Optimized code for big to little endian conversion

Question

In an interview, I was asked to implement big_to_little_endian() as a macro. I implemented using shift operator. But the interviewer want me to optimize this further. I could not do it. Later I googled & searched but could not find it.

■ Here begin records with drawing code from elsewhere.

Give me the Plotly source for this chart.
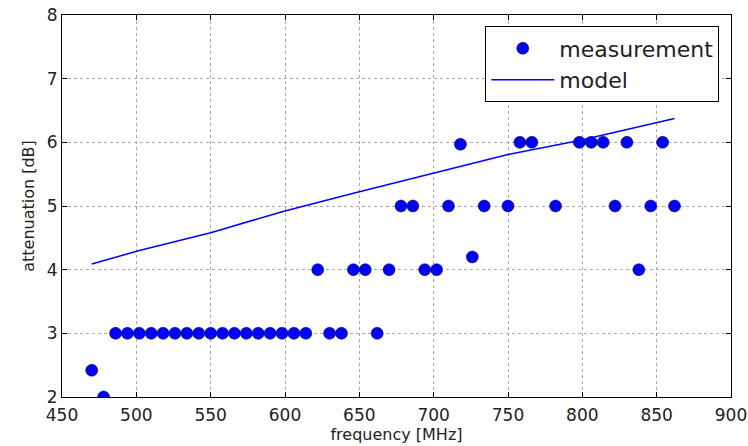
import plotly.graph_objects as go

# measurement data
meas_freq = [470, 478, 486, 494, 502, 510, 518, 526, 534, 542, 550, 558, 566, 574,
             582, 590, 598, 606, 614, 622, 630, 638, 646, 654, 662, 670, 678, 686,
             694, 702, 710, 718, 726, 734, 750, 758, 766, 782, 798, 806, 814, 822,
             830, 838, 846, 854, 862]
meas_att = [2.42, 2.0, 3, 3, 3, 3, 3, 3, 3, 3, 3, 3, 3, 3,
            3, 3, 3, 3, 3, 4, 3, 3, 4, 4, 3, 4, 5, 5,
            4, 4, 5, 5.97, 4.2, 5, 5, 6, 6, 5, 6, 6, 6, 5,
            6, 4, 5, 6, 5]

# model curve
model_freq = [470, 502, 550, 598, 646, 702, 750, 798, 862]
model_att = [4.09, 4.30, 4.58, 4.91, 5.20, 5.53, 5.81, 6.03, 6.375]

x_ticks = [450, 500, 550, 600, 650, 700, 750, 800, 850, 900]
y_ticks = [2, 3, 4, 5, 6, 7, 8]

FONT = "DejaVu Sans"

fig = go.Figure()
fig.add_trace(go.Scatter(
    x=meas_freq, y=meas_att, mode="markers", name="measurement",
    marker=dict(color="#0000ff", size=12, line=dict(color="#000000", width=0.5)),
))
fig.add_trace(go.Scatter(
    x=model_freq, y=model_att, mode="lines", name="model",
    line=dict(color="#0000ff", width=1.5),
))

axis_common = dict(
    showline=True, linecolor="black", linewidth=1, mirror="allticks",
    ticks="inside", ticklen=5, tickcolor="black", automargin=False,
    ticklabeloverflow="allow",
    showgrid=True, gridcolor="#a8a8a8", griddash="3px,3px", gridwidth=1,
    zeroline=False, tickfont=dict(family=FONT, size=17, color="#222222"),
)

fig.update_xaxes(
    range=[450, 900], tickvals=x_ticks, ticktext=[str(v) for v in x_ticks],
    ticklabelstandoff=3,
    title=dict(text="frequency [MHz]", font=dict(family=FONT, size=16, color="#222222"), standoff=4),
    **axis_common,
)
fig.update_yaxes(
    range=[2, 8], tickvals=y_ticks, ticktext=[str(v) for v in y_ticks],
    title=dict(text="attenuation [dB]", font=dict(family=FONT, size=16, color="#222222"), standoff=8),
    **axis_common,
)

fig.update_layout(
    width=748, height=446,
    margin=dict(l=62, r=17, t=15, b=49, autoexpand=False),
    plot_bgcolor="white", paper_bgcolor="white",
    font=dict(family=FONT, color="#222222"),
    legend=dict(
        x=0.9825, y=0.97, xanchor="right", yanchor="top",
        bgcolor="white", bordercolor="black", borderwidth=1,
        font=dict(family=FONT, size=22, color="#222222"),
        tracegroupgap=0, itemwidth=63,
    ),
)

# remove the default 8px page margin so the figure sits at the window origin
fig.write_html("out.html", config={"displayModeBar": False},
               post_script="document.body.style.margin='0';")
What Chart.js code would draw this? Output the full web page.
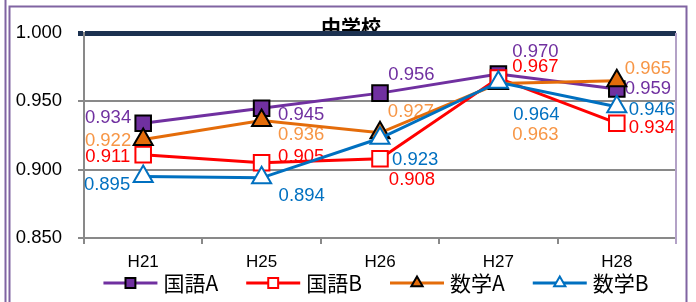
<!DOCTYPE html>
<html><head><meta charset="utf-8">
<script src="https://cdn.jsdelivr.net/npm/chart.js@4/dist/chart.umd.min.js"></script>
<style>html,body{margin:0;padding:0;background:#fff;}canvas{display:block}</style>
</head><body>
<canvas id="c" width="696" height="302"></canvas>
<script>
// ---- data ----
const categories = ['H21', 'H25', 'H26', 'H27', 'H28'];
const seriesNames = ['国語A', '国語B', '数学A', '数学B'];
const kokugoA = [0.934, 0.945, 0.956, 0.970, 0.959];
const kokugoB = [0.911, 0.905, 0.908, 0.967, 0.934];
const sugakuA = [0.922, 0.936, 0.927, 0.963, 0.965];
const sugakuB = [0.895, 0.894, 0.923, 0.964, 0.946];
const yTicks = [0.850, 0.900, 0.950, 1.000];
const chartTitle = '中学校';

// ---- styles ----
const NUM_FONT = '"Liberation Sans", Arial, sans-serif';
const JP_FONT = '"Noto Sans CJK JP", sans-serif';
const GRID = '#898989';
const NAVY = '#1c3150';
const FRAME = '#8064a2';

// label placement per series / point: [align, dx, dy]
const labelPlacement = [
  [['right', -12, -5], ['left', 16.5, 7], ['center', 31.5, -18], ['center', 37, -22.5], ['left', 8, 0]],
  [['right', -13, 2], ['left', 16.5, -6], ['center', 32, 21], ['center', 37, -11.6], ['left', 12, 5]],
  [['right', -12, 1], ['left', 16.5, 14.5], ['center', 31, -21], ['center', 37, 51], ['left', 8, -12]],
  [['right', -13, 8.5], ['left', 17, 17.6], ['left', 12, 22], ['center', 38, 33], ['left', 12, 3]]
];
const labelColors = ['#7030a0', '#ff0000', '#f79646', '#0070c0'];

const framePlugin = {
  id: 'frame',
  beforeDraw(chart) {
    const ctx = chart.ctx, a = chart.chartArea;
    ctx.save();
    ctx.fillStyle = '#fff';
    ctx.fillRect(0, 0, chart.width, chart.height);
    ctx.font = 'bold 20px ' + JP_FONT;
    ctx.fillStyle = '#000';
    ctx.textAlign = 'center';
    ctx.textBaseline = 'alphabetic';
    ctx.fillText(chartTitle, 351, 35);
    ctx.fillStyle = '#fff';
    ctx.fillRect(a.left, a.top, a.right - a.left, a.bottom - a.top);
    ctx.strokeStyle = FRAME;
    ctx.lineWidth = 2;
    ctx.beginPath();
    ctx.moveTo(5.5, 0); ctx.lineTo(5.5, chart.height);
    ctx.moveTo(9.5, chart.height); ctx.lineTo(9.5, 6.5); ctx.lineTo(686.5, 6.5); ctx.lineTo(686.5, chart.height);
    ctx.stroke();
    ctx.restore();
  },
  beforeDatasetsDraw(chart) {
    const ctx = chart.ctx, a = chart.chartArea;
    ctx.save();
    ctx.strokeStyle = '#b3a2c7';
    ctx.lineWidth = 2;
    ctx.beginPath();
    ctx.moveTo(a.right, a.top); ctx.lineTo(a.right, a.bottom + 6);
    ctx.stroke();
    // data labels (drawn beneath the lines)
    ctx.font = '18.5px ' + NUM_FONT;
    ctx.textBaseline = 'middle';
    chart.data.datasets.forEach((ds, i) => {
      const meta = chart.getDatasetMeta(i);
      meta.data.forEach((pt, j) => {
        const [align, dx, dy] = labelPlacement[i][j];
        ctx.textAlign = align;
        ctx.fillStyle = labelColors[i];
        ctx.fillText(ds.data[j].toFixed(3), pt.x + dx, pt.y + dy);
      });
    });
    ctx.restore();
  }
};

function marker(ctx, style, x, y, r) {
  ctx.beginPath();
  if (style === 'rect') {
    const s = r * Math.SQRT1_2;
    ctx.rect(x - s, y - s, 2 * s, 2 * s);
  } else {
    ctx.moveTo(x, y - r);
    ctx.lineTo(x + r * Math.sin(Math.PI / 3), y + r * 0.5);
    ctx.lineTo(x - r * Math.sin(Math.PI / 3), y + r * 0.5);
    ctx.closePath();
  }
  ctx.fill();
  ctx.stroke();
}

const legendPlugin = {
  id: 'customLegend',
  afterDraw(chart) {
    const ctx = chart.ctx;
    ctx.save();
    ctx.font = '21px ' + JP_FONT;
    const lineLen = 54, gap = 6, spacing = 28, y = 283;
    const items = chart.data.datasets.map(ds => ({ ds, w: ctx.measureText(ds.label).width }));
    const total = items.reduce((s, it) => s + lineLen + gap + it.w, 0) + spacing * (items.length - 1);
    let x = 376 - total / 2;
    items.forEach(it => {
      const ds = it.ds;
      ctx.strokeStyle = ds.borderColor;
      ctx.lineWidth = 3;
      ctx.beginPath(); ctx.moveTo(x, y); ctx.lineTo(x + lineLen, y); ctx.stroke();
      ctx.fillStyle = ds.pointBackgroundColor;
      ctx.strokeStyle = ds.pointBorderColor;
      ctx.lineWidth = 2;
      marker(ctx, ds.pointStyle, x + lineLen / 2, y, ds.pointStyle === 'rect' ? 7 : 6.5);
      ctx.fillStyle = '#000';
      ctx.textAlign = 'left';
      ctx.textBaseline = 'middle';
      ctx.fillText(ds.label, x + lineLen + gap, y);
      x += lineLen + gap + it.w + spacing;
    });
    ctx.restore();
  }
};

new Chart(document.getElementById('c'), {
  type: 'line',
  data: {
    labels: categories,
    datasets: [
      { label: seriesNames[0], data: kokugoA, borderColor: '#7030a0', backgroundColor: '#7030a0',
        pointStyle: 'rect', pointBackgroundColor: '#7030a0', pointBorderColor: '#000', order: 4 },
      { label: seriesNames[1], data: kokugoB, borderColor: '#ff0000', backgroundColor: '#ff0000',
        pointStyle: 'rect', pointBackgroundColor: '#fff', pointBorderColor: '#ff0000', order: 3 },
      { label: seriesNames[2], data: sugakuA, borderColor: '#e46c0a', backgroundColor: '#e46c0a',
        pointStyle: 'triangle', pointBackgroundColor: '#e46c0a', pointBorderColor: '#000', order: 2 },
      { label: seriesNames[3], data: sugakuB, borderColor: '#0070c0', backgroundColor: '#0070c0',
        pointStyle: 'triangle', pointBackgroundColor: '#fff', pointBorderColor: '#0070c0', order: 1 }
    ]
  },
  options: {
    responsive: false,
    animation: false,
    devicePixelRatio: 1,
    layout: { padding: { left: 0, right: 20, top: 33, bottom: 0 } },
    plugins: { legend: { display: false }, title: { display: false }, tooltip: { enabled: false } },
    elements: {
      line: { borderWidth: 3, tension: 0, fill: false },
      point: { radius: 11, hoverRadius: 11, borderWidth: 2, hoverBorderWidth: 2 }
    },
    scales: {
      x: {
        offset: true,
        grid: { offset: true, drawOnChartArea: false, color: GRID, lineWidth: 2, tickLength: 6 },
        border: { color: GRID, width: 2 },
        ticks: { color: '#000', font: { family: NUM_FONT, size: 17 }, padding: 8 },
        afterFit(s) { s.height = 64; }
      },
      y: {
        min: 0.85, max: 1.0,
        afterBuildTicks(s) { s.ticks = yTicks.map(v => ({ value: v })); },
        ticks: { color: '#000', font: { family: NUM_FONT, size: 18.5 }, padding: 16,
                 callback: v => Number(v).toFixed(3) },
        grid: {
          color: c => (c.tick && Math.abs(c.tick.value - 1) < 1e-9) ? NAVY : GRID,
          lineWidth: c => (c.tick && Math.abs(c.tick.value - 1) < 1e-9) ? 5 : 2,
          tickLength: 6
        },
        border: { color: GRID, width: 2 },
        afterFit(s) { s.width = 84; }
      }
    }
  },
  plugins: [framePlugin, legendPlugin]
});
</script>
</body></html>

Can someone help in understanding how to further optimize this code?

#define be_to_le (((x) >> 24) | (((x) & 0x00FF0000) >> 8) | (((x) & 0x0000FF00) << 8) | ((x) << 24))

Answer 1

He might have been referring to using a 16-bit op to swap the top two words then using 8-bit ops to swap the bytes in them -- saves a couple instructions, easiest done in a union, though C technically doesn't like it (but many compilers will accept it), and it still compiler dependent since you are hoping the compiler optimizes a couple things out:

union dword {
  unsigned int i;
  union shorts {
    unsigned short s0, s1;
    union bytes {
      unsigned char c0, c1, c2, c3;
    } c;
  } s;
};

union dword in = (union dword)x;
union dword temp = { x.s.s1, x.s.s0 };
union dword out = { temp.s.c.c1, temp.s.c.c0, temp.s.c.c3, temp.s.c.c2 };

Not even valid C, but you get the idea (and I don't think the compiler will even emit what I'm hoping it will).

Or you can save an op, but introduce a data dependency so probably runs slower.

temp = (x << 16) | ( x >> 16)
out = ((0xff00ff00 & temp) >> 8) | (0x00ff00ff & temp) << 8)

Best is just use the compiler intrinsic since it maps to a single bswap instruction.